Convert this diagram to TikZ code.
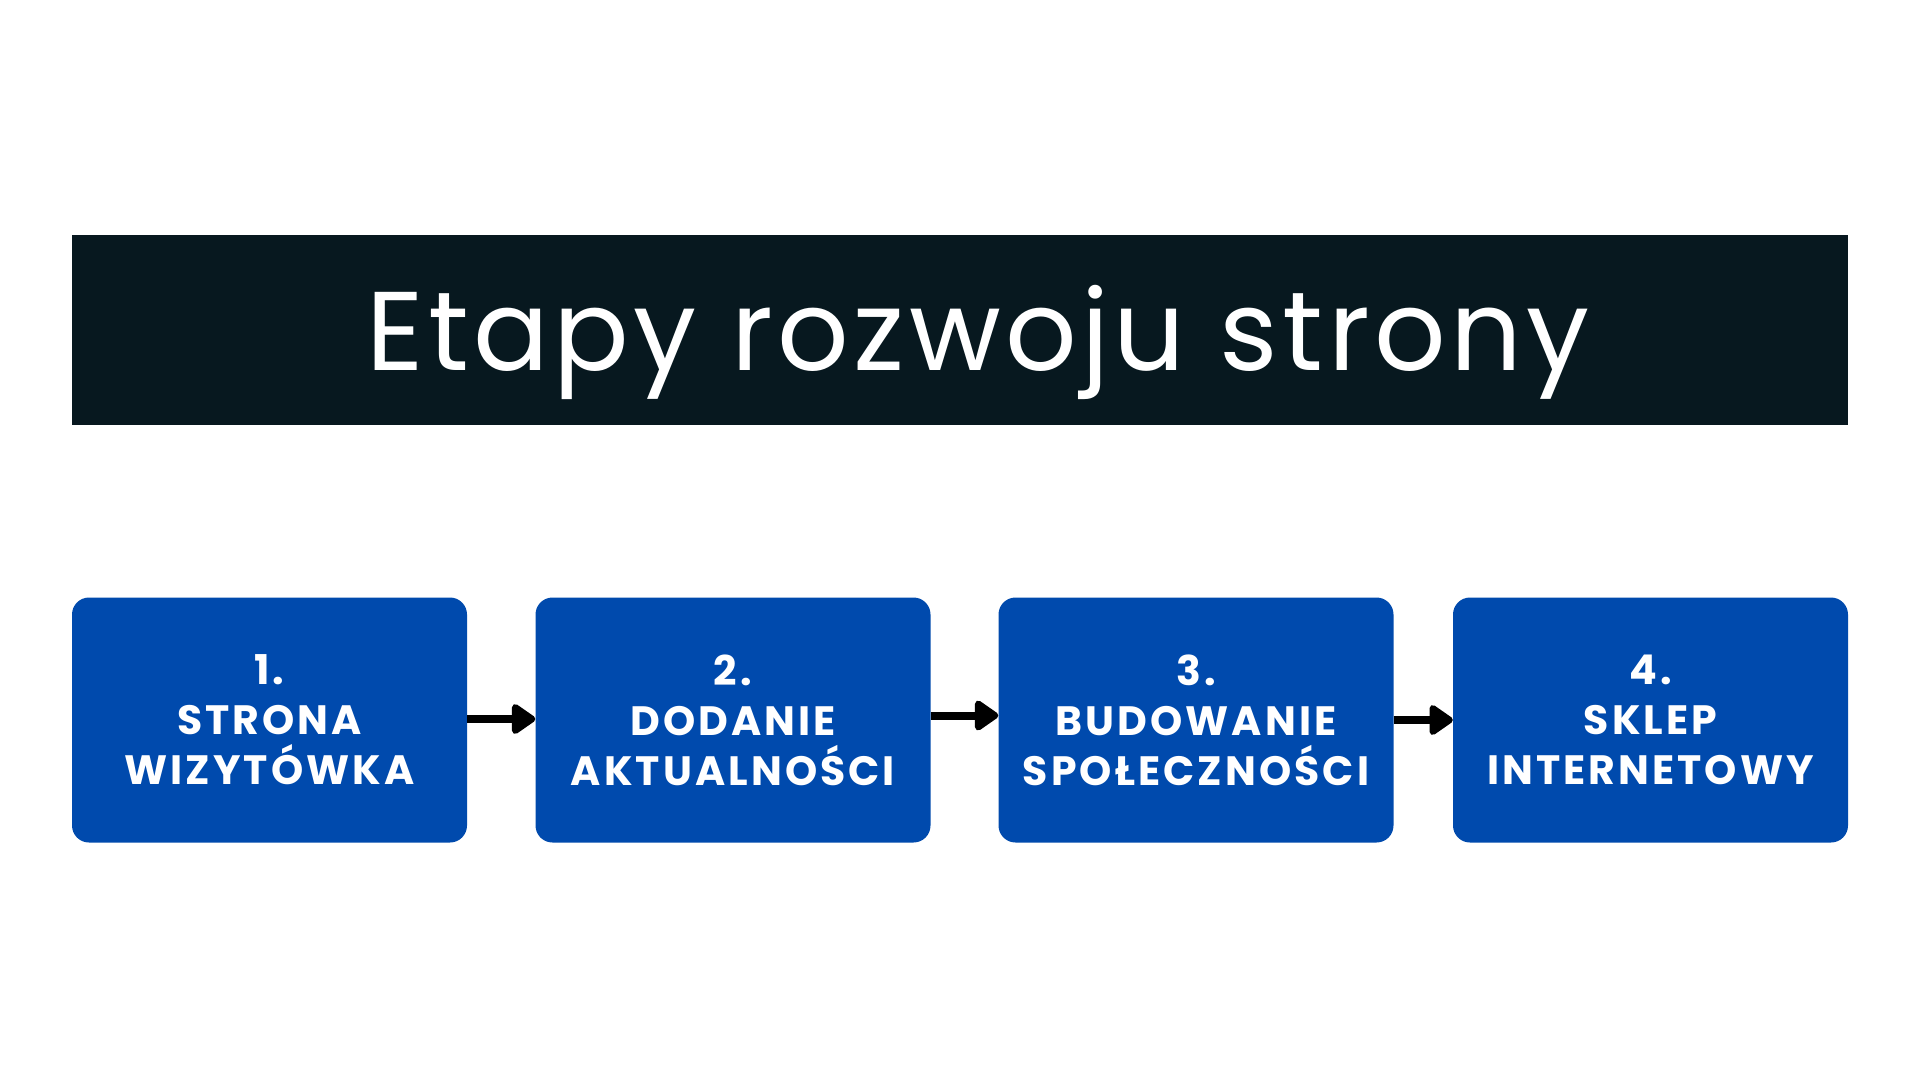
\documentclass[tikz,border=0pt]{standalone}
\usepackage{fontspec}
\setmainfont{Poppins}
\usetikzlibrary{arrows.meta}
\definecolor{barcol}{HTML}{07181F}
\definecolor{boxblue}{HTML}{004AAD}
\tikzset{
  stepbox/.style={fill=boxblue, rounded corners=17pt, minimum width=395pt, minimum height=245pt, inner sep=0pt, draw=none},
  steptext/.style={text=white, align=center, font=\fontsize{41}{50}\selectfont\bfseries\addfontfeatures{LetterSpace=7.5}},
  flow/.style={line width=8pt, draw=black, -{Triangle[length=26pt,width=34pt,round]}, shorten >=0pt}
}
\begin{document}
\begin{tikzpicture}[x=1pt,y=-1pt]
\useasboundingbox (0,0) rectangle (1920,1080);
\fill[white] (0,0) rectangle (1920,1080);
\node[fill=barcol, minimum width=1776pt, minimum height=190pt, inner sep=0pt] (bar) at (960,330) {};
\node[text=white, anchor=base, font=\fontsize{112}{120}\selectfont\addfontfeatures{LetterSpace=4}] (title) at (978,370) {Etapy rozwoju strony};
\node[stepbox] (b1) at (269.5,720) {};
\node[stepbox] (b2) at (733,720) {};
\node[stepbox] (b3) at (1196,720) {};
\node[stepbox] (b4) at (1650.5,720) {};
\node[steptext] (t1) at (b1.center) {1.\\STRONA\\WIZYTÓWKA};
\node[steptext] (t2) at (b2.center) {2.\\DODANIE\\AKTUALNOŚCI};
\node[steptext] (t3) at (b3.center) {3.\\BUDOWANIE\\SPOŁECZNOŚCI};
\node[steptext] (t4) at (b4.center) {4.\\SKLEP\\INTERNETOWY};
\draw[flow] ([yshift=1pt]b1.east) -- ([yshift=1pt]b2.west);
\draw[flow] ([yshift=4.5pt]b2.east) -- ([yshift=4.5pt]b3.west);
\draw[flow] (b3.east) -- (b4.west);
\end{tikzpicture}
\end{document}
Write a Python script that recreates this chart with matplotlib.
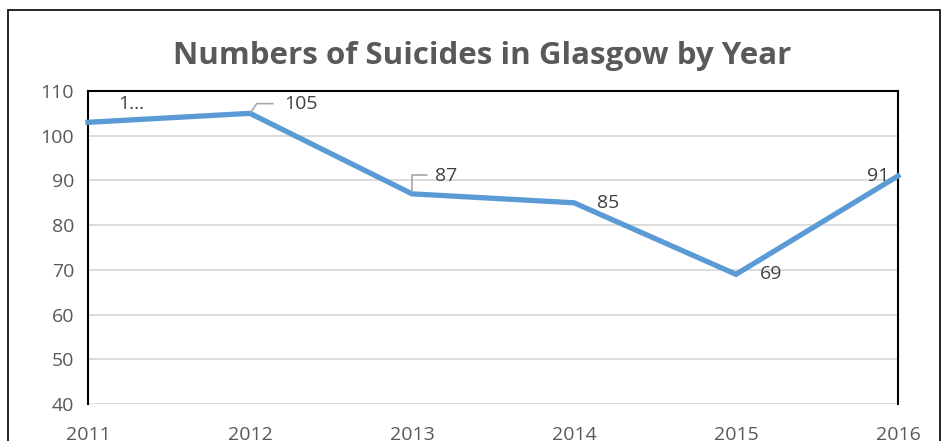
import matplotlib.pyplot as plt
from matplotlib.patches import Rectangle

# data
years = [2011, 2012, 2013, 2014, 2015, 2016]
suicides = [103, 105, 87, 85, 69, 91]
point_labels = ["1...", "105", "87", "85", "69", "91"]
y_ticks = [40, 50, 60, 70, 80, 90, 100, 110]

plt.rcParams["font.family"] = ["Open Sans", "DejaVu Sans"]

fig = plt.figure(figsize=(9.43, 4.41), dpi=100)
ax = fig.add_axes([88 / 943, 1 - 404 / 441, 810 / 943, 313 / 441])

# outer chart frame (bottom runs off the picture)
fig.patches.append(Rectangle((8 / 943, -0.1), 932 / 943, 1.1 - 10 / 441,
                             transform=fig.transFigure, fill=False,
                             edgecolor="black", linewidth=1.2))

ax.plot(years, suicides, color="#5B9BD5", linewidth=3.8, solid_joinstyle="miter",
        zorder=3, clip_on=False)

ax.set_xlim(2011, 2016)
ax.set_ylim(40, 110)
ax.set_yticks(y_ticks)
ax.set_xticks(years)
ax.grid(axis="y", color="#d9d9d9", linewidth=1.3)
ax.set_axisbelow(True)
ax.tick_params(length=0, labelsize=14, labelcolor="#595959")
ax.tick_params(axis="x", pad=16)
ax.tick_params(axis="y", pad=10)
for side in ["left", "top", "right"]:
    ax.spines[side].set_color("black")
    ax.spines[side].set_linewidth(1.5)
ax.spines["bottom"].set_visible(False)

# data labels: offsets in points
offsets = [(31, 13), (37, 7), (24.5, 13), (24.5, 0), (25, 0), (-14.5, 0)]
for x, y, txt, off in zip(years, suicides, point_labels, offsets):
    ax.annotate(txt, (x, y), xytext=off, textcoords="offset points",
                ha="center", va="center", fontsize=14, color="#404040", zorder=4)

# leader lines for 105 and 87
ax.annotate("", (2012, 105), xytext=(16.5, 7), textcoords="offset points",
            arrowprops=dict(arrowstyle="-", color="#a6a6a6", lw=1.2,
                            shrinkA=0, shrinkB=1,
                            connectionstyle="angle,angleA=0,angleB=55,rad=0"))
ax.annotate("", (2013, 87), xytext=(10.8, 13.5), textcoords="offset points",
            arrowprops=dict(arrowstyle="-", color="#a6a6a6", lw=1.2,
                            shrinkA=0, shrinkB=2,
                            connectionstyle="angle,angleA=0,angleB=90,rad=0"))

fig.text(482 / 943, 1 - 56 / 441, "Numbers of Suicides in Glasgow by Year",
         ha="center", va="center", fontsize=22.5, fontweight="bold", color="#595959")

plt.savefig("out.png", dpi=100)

Problem requirements: Return the listing above unchanged, apart from dropping its pictures.

Task answer:
Convert this diagram to TikZ code.
\documentclass[tikz,border=0pt]{standalone}
\usepackage{fontspec}
\setmainfont{Poppins}
\usetikzlibrary{arrows.meta}
\definecolor{barcol}{HTML}{07181F}
\definecolor{boxblue}{HTML}{004AAD}
\tikzset{
  stepbox/.style={fill=boxblue, rounded corners=17pt, minimum width=395pt, minimum height=245pt, inner sep=0pt, draw=none},
  steptext/.style={text=white, align=center, font=\fontsize{41}{50}\selectfont\bfseries\addfontfeatures{LetterSpace=7.5}},
  flow/.style={line width=8pt, draw=black, -{Triangle[length=26pt,width=34pt,round]}, shorten >=0pt}
}
\begin{document}
\begin{tikzpicture}[x=1pt,y=-1pt]
\useasboundingbox (0,0) rectangle (1920,1080);
\fill[white] (0,0) rectangle (1920,1080);
\node[fill=barcol, minimum width=1776pt, minimum height=190pt, inner sep=0pt] (bar) at (960,330) {};
\node[text=white, anchor=base, font=\fontsize{112}{120}\selectfont\addfontfeatures{LetterSpace=4}] (title) at (978,370) {Etapy rozwoju strony};
\node[stepbox] (b1) at (269.5,720) {};
\node[stepbox] (b2) at (733,720) {};
\node[stepbox] (b3) at (1196,720) {};
\node[stepbox] (b4) at (1650.5,720) {};
\node[steptext] (t1) at (b1.center) {1.\\STRONA\\WIZYTÓWKA};
\node[steptext] (t2) at (b2.center) {2.\\DODANIE\\AKTUALNOŚCI};
\node[steptext] (t3) at (b3.center) {3.\\BUDOWANIE\\SPOŁECZNOŚCI};
\node[steptext] (t4) at (b4.center) {4.\\SKLEP\\INTERNETOWY};
\draw[flow] ([yshift=1pt]b1.east) -- ([yshift=1pt]b2.west);
\draw[flow] ([yshift=4.5pt]b2.east) -- ([yshift=4.5pt]b3.west);
\draw[flow] (b3.east) -- (b4.west);
\end{tikzpicture}
\end{document}
Write a Python script that recreates this chart with matplotlib.
import matplotlib.pyplot as plt
from matplotlib.patches import Rectangle

# data
years = [2011, 2012, 2013, 2014, 2015, 2016]
suicides = [103, 105, 87, 85, 69, 91]
point_labels = ["1...", "105", "87", "85", "69", "91"]
y_ticks = [40, 50, 60, 70, 80, 90, 100, 110]

plt.rcParams["font.family"] = ["Open Sans", "DejaVu Sans"]

fig = plt.figure(figsize=(9.43, 4.41), dpi=100)
ax = fig.add_axes([88 / 943, 1 - 404 / 441, 810 / 943, 313 / 441])

# outer chart frame (bottom runs off the picture)
fig.patches.append(Rectangle((8 / 943, -0.1), 932 / 943, 1.1 - 10 / 441,
                             transform=fig.transFigure, fill=False,
                             edgecolor="black", linewidth=1.2))

ax.plot(years, suicides, color="#5B9BD5", linewidth=3.8, solid_joinstyle="miter",
        zorder=3, clip_on=False)

ax.set_xlim(2011, 2016)
ax.set_ylim(40, 110)
ax.set_yticks(y_ticks)
ax.set_xticks(years)
ax.grid(axis="y", color="#d9d9d9", linewidth=1.3)
ax.set_axisbelow(True)
ax.tick_params(length=0, labelsize=14, labelcolor="#595959")
ax.tick_params(axis="x", pad=16)
ax.tick_params(axis="y", pad=10)
for side in ["left", "top", "right"]:
    ax.spines[side].set_color("black")
    ax.spines[side].set_linewidth(1.5)
ax.spines["bottom"].set_visible(False)

# data labels: offsets in points
offsets = [(31, 13), (37, 7), (24.5, 13), (24.5, 0), (25, 0), (-14.5, 0)]
for x, y, txt, off in zip(years, suicides, point_labels, offsets):
    ax.annotate(txt, (x, y), xytext=off, textcoords="offset points",
                ha="center", va="center", fontsize=14, color="#404040", zorder=4)

# leader lines for 105 and 87
ax.annotate("", (2012, 105), xytext=(16.5, 7), textcoords="offset points",
            arrowprops=dict(arrowstyle="-", color="#a6a6a6", lw=1.2,
                            shrinkA=0, shrinkB=1,
                            connectionstyle="angle,angleA=0,angleB=55,rad=0"))
ax.annotate("", (2013, 87), xytext=(10.8, 13.5), textcoords="offset points",
            arrowprops=dict(arrowstyle="-", color="#a6a6a6", lw=1.2,
                            shrinkA=0, shrinkB=2,
                            connectionstyle="angle,angleA=0,angleB=90,rad=0"))

fig.text(482 / 943, 1 - 56 / 441, "Numbers of Suicides in Glasgow by Year",
         ha="center", va="center", fontsize=22.5, fontweight="bold", color="#595959")

plt.savefig("out.png", dpi=100)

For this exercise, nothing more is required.